Working on our magazine was a change for me. It wasn't a grand idea, its not
going to change the world. People might love the stories, but its not the
"next big thing." And I have to say, I'm ok with that. If fact, more than ok,
its very satisfying to actually get something done, to have it in my hands and
be able to say its mine, rather than just one of my ideas floating in space.

It still took a lot of work, especially on the motivational side, but I
handled that by intentionally breaking it down to the smallest task I could.
That was also new for me, and I think, a key factor. Every day I got something
done, even if it was small, and then one day 8 months later, it was done.

If I had had a technical co-founder and more money would it have been easier?
Yeah. But I didn't.

By far the resources I used the most were Hacker News (for motivation and the
stuff I learned from articles), my local library (for books on coding and
soon, marketing) and the documentation of the code we worked on (and a bit of
help from the guys who built it, once again, check them out they're awesome).

------
sathishmanohar
I've have many ideas, Ranging from new Operating System designs to Clean
Energy to world changing web applications (they are ideas, So, probably many
of them may fail ). I don't have a technical education.

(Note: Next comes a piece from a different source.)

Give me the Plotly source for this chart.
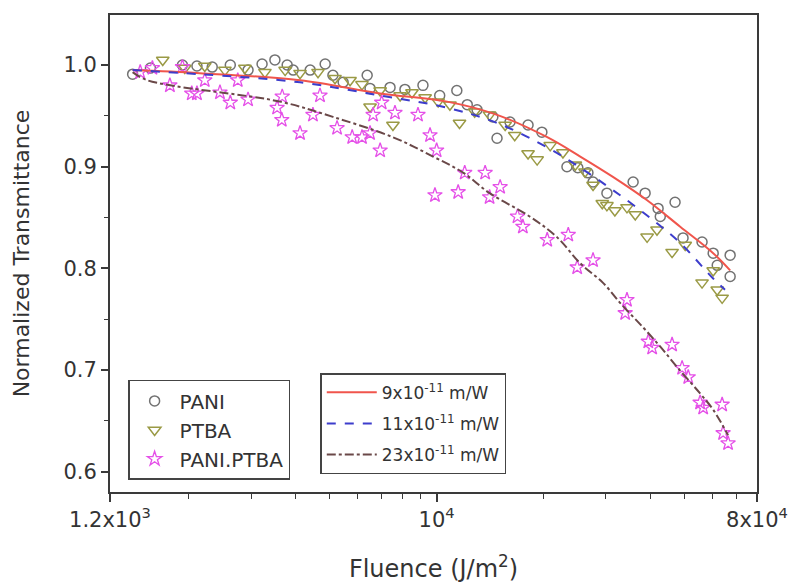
import plotly.graph_objects as go

# ---- measured data: fluence (J/m^2) and normalized transmittance ----
pani_x = [1.39e3, 1.56e3, 1.92e3, 2.11e3, 2.33e3, 2.62e3, 2.94e3, 3.22e3, 3.50e3, 3.79e3,
          3.94e3, 4.40e3, 4.85e3, 5.10e3, 5.45e3, 6.37e3, 6.49e3, 7.39e3, 8.14e3, 9.15e3,
          1.02e4, 1.14e4, 1.22e4, 1.30e4, 1.44e4, 1.48e4, 1.61e4, 1.81e4, 1.98e4, 2.33e4,
          2.50e4, 2.67e4, 2.76e4, 3.02e4, 3.58e4, 3.87e4, 4.21e4, 4.27e4, 4.70e4, 4.95e4,
          5.60e4, 6.02e4, 6.18e4, 6.72e4, 6.72e4]
pani_y = [0.991, 0.997, 1.000, 0.999, 0.998, 1.000, 0.995, 1.001, 1.005, 1.000,
          0.995, 0.995, 1.001, 0.990, 0.983, 0.990, 0.977, 0.978, 0.976, 0.980,
          0.970, 0.975, 0.961, 0.956, 0.949, 0.928, 0.944, 0.941, 0.934, 0.900,
          0.899, 0.894, 0.885, 0.874, 0.885, 0.874, 0.859, 0.851, 0.865, 0.830,
          0.826, 0.815, 0.803, 0.813, 0.792]

ptba_x = [1.69e3, 1.95e3, 2.22e3, 2.53e3, 2.88e3, 3.28e3, 3.74e3, 4.12e3, 4.63e3, 5.17e3,
          5.70e3, 6.16e3, 6.49e3, 6.93e3, 7.53e3, 7.89e3, 8.52e3, 9.28e3, 1.01e4, 1.09e4,
          1.16e4, 1.28e4, 1.41e4, 1.56e4, 1.66e4, 1.81e4, 1.92e4, 2.09e4, 2.27e4, 2.46e4,
          2.62e4, 2.76e4, 2.93e4, 3.02e4, 3.18e4, 3.44e4, 3.63e4, 3.92e4, 4.18e4, 4.61e4,
          5.02e4, 5.60e4, 6.02e4, 6.18e4, 6.38e4]
ptba_y = [1.005, 0.997, 0.999, 0.995, 0.997, 0.993, 0.995, 0.992, 0.993, 0.987,
          0.985, 0.981, 0.959, 0.975, 0.941, 0.970, 0.973, 0.968, 0.964, 0.961,
          0.943, 0.954, 0.951, 0.941, 0.931, 0.913, 0.907, 0.921, 0.914, 0.902,
          0.895, 0.882, 0.864, 0.862, 0.857, 0.860, 0.853, 0.831, 0.838, 0.816,
          0.823, 0.786, 0.798, 0.779, 0.771]

blend_x = [1.46e3, 1.58e3, 1.77e3, 1.92e3, 2.04e3, 2.11e3, 2.22e3, 2.45e3, 2.62e3, 2.75e3,
           2.94e3, 3.55e3, 3.66e3, 3.67e3, 4.12e3, 4.48e3, 4.69e3, 5.24e3, 5.78e3, 6.16e3,
           6.49e3, 6.62e3, 6.93e3, 7.00e3, 7.63e3, 8.86e3, 9.58e3, 9.89e3, 1.00e4, 1.15e4,
           1.20e4, 1.37e4, 1.41e4, 1.51e4, 1.69e4, 1.75e4, 2.05e4, 2.35e4, 2.49e4, 2.76e4,
           3.40e4, 3.44e4, 3.95e4, 4.05e4, 4.61e4, 4.92e4, 5.12e4, 5.53e4, 5.64e4, 6.38e4,
           6.42e4, 6.63e4]
blend_y = [0.993, 0.997, 0.980, 0.998, 0.972, 0.972, 0.985, 0.973, 0.963, 0.985,
           0.966, 0.958, 0.946, 0.969, 0.933, 0.951, 0.970, 0.938, 0.929, 0.929,
           0.933, 0.951, 0.916, 0.963, 0.953, 0.951, 0.931, 0.872, 0.916, 0.875,
           0.894, 0.894, 0.870, 0.880, 0.851, 0.841, 0.828, 0.833, 0.801, 0.808,
           0.756, 0.769, 0.728, 0.722, 0.725, 0.702, 0.693, 0.668, 0.663, 0.666,
           0.638, 0.628]

# ---- fitted nonlinear-absorption curves ----
fit9_x = [1.39e3, 2.15e3, 4.12e3, 6.93e3, 1.07e4, 1.48e4, 2.05e4, 2.54e4, 3.14e4, 3.92e4,
          4.86e4, 6.02e4, 6.72e4]
fit9_y = [0.995, 0.992, 0.985, 0.972, 0.964, 0.951, 0.929, 0.910, 0.890, 0.867,
          0.841, 0.815, 0.798]

fit11_x = [1.39e3, 2.15e3, 4.12e3, 6.93e3, 1.07e4, 1.48e4, 2.05e4, 2.54e4, 3.14e4, 3.92e4,
           4.86e4, 6.02e4, 6.50e4]
fit11_y = [0.995, 0.991, 0.983, 0.970, 0.958, 0.943, 0.919, 0.899, 0.877, 0.852,
           0.825, 0.790, 0.779]

fit23_x = [1.39e3, 1.53e3, 3.62e3, 5.10e3, 7.53e3, 9.77e3, 1.19e4, 1.41e4, 1.83e4, 2.18e4,
           2.54e4, 2.94e4, 3.33e4, 3.82e4, 4.27e4, 4.79e4, 5.53e4, 6.02e4, 6.63e4]
fit23_y = [0.993, 0.985, 0.964, 0.949, 0.929, 0.910, 0.894, 0.874, 0.851, 0.831,
           0.805, 0.786, 0.764, 0.742, 0.723, 0.702, 0.677, 0.661, 0.636]

# ---- axis ticks ----
x_major = [1.2e3, 1e4, 8e4]
x_major_text = ["1.2x10<sup>3</sup>", "10<sup>4</sup>", "8x10<sup>4</sup>"]
x_minor = [2e3, 3e3, 4e3, 5e3, 6e3, 7e3, 8e3, 9e3, 2e4, 3e4, 4e4, 5e4, 6e4, 7e4]

FONT = "DejaVu Sans"
AXIS = "#3a3a3a"
TXT = "#333333"

fig = go.Figure()

fig.add_trace(go.Scatter(
    x=pani_x, y=pani_y, mode="markers", name="PANI", legend="legend", legendgroup="a",
    marker=dict(symbol="circle-open", size=10, color="#727272", line=dict(width=1.5))))
fig.add_trace(go.Scatter(
    x=ptba_x, y=ptba_y, mode="markers", name="PTBA", legend="legend", legendgroup="b",
    marker=dict(symbol="triangle-down-open", size=11, color="#9a9a45", line=dict(width=1.5))))
fig.add_trace(go.Scatter(
    x=blend_x, y=blend_y, mode="markers", name="PANI.PTBA", legend="legend", legendgroup="c",
    marker=dict(symbol="star-open", size=11, color="#e550e8", line=dict(width=1.3))))

fig.add_trace(go.Scatter(
    x=fit9_x, y=fit9_y, mode="lines", name="9x10<sup>-11</sup> m/W",
    legend="legend2", legendgroup="d",
    line=dict(color="#f0554c", width=2, shape="spline")))
fig.add_trace(go.Scatter(
    x=fit11_x, y=fit11_y, mode="lines", name="11x10<sup>-11</sup> m/W",
    legend="legend2", legendgroup="e",
    line=dict(color="#3d3dcc", width=2, dash="dash", shape="spline")))
fig.add_trace(go.Scatter(
    x=fit23_x, y=fit23_y, mode="lines", name="23x10<sup>-11</sup> m/W",
    legend="legend2", legendgroup="f",
    line=dict(color="#6a4848", width=2, dash="dashdot", shape="spline")))

fig.update_layout(
    width=789, height=583,
    margin=dict(l=110, r=32, t=15, b=91),
    paper_bgcolor="white", plot_bgcolor="white",
    font=dict(family=FONT, color=TXT),
    xaxis=dict(
        type="log", range=[3.07918, 4.90309], automargin=False,
        tickmode="array", tickvals=x_major, ticktext=x_major_text,
        ticks="outside", ticklen=8, tickwidth=1.5, tickcolor=AXIS,
        minor=dict(tickmode="array", tickvals=x_minor, ticks="outside",
                   ticklen=5, tickwidth=1.2, tickcolor=AXIS, showgrid=False),
        showline=True, linecolor=AXIS, linewidth=1.8, mirror=True,
        showgrid=False, zeroline=False,
        tickfont=dict(size=21, family=FONT, color=TXT),
        title=dict(text="Fluence (J/m<sup>2</sup>)", font=dict(size=24, family=FONT, color=TXT),
                   standoff=32),
    ),
    yaxis=dict(
        range=[0.5801, 1.0492], automargin=False,
        tickmode="linear", tick0=0.6, dtick=0.1, tickformat=".1f",
        ticks="outside", ticklen=7, tickwidth=1.5, tickcolor=AXIS,
        minor=dict(tickmode="linear", tick0=0.65, dtick=0.1, ticks="outside",
                   ticklen=4, tickwidth=1.2, tickcolor=AXIS, showgrid=False),
        showline=True, linecolor=AXIS, linewidth=1.8, mirror=True,
        showgrid=False, zeroline=False,
        tickfont=dict(size=21, family=FONT, color=TXT),
        title=dict(text="Normalized Transmittance", font=dict(size=22, family=FONT, color=TXT),
                   standoff=28),
    ),
    legend=dict(
        x=0.028, y=0.235, xanchor="left", yanchor="top",
        bgcolor="white", bordercolor="#444444", borderwidth=1.5,
        font=dict(size=20, family=FONT, color=TXT),
        traceorder="grouped", tracegroupgap=0, itemwidth=40,
    ),
    legend2=dict(
        x=0.325, y=0.249, xanchor="left", yanchor="top",
        bgcolor="white", bordercolor="#444444", borderwidth=1.5,
        font=dict(size=17, family=FONT, color=TXT),
        traceorder="grouped", tracegroupgap=6, itemwidth=50,
    ),
)

fig.write_html("out.html")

When I started getting these ideas, I was very confused about what to do with
all of them. But, Now I have great clarity. I'm starting from the easiest to
approach.

I started doing web design for hire before 2 years. Meanwhile I taught myself,
Ruby, Rails and Jquery. Now, I'm building two of the web apps, I wanted to
build.

The biggest challenges I faced were that, there were no immediate technical
network for me, to go to. Since, I haven't worked anywhere, nor do I have
technical education. So, For every problem, I face, I had to google my way
around it, or go in IRCs, or forums. Its not all minus in a way, this self-
service style of education, has helped me in some ways.

Here in India, I don't even know where to start, to get funding. But, I think
I won't need it, Since, I value freedom for setting my own pace and control
over the products more than anything.

In short, Haven't launched a product yet. But, will launch one or two within
this month. I'm very happy looking forward for that day. (I'm also
procrastinating bcoz, of fear of being ridiculed). But, will take a deep
breath and hit enter on "cap deploy" soon.

PS: HN for the past 6 months played a very important role in shaping my
thoughts on products, validation, launch etc.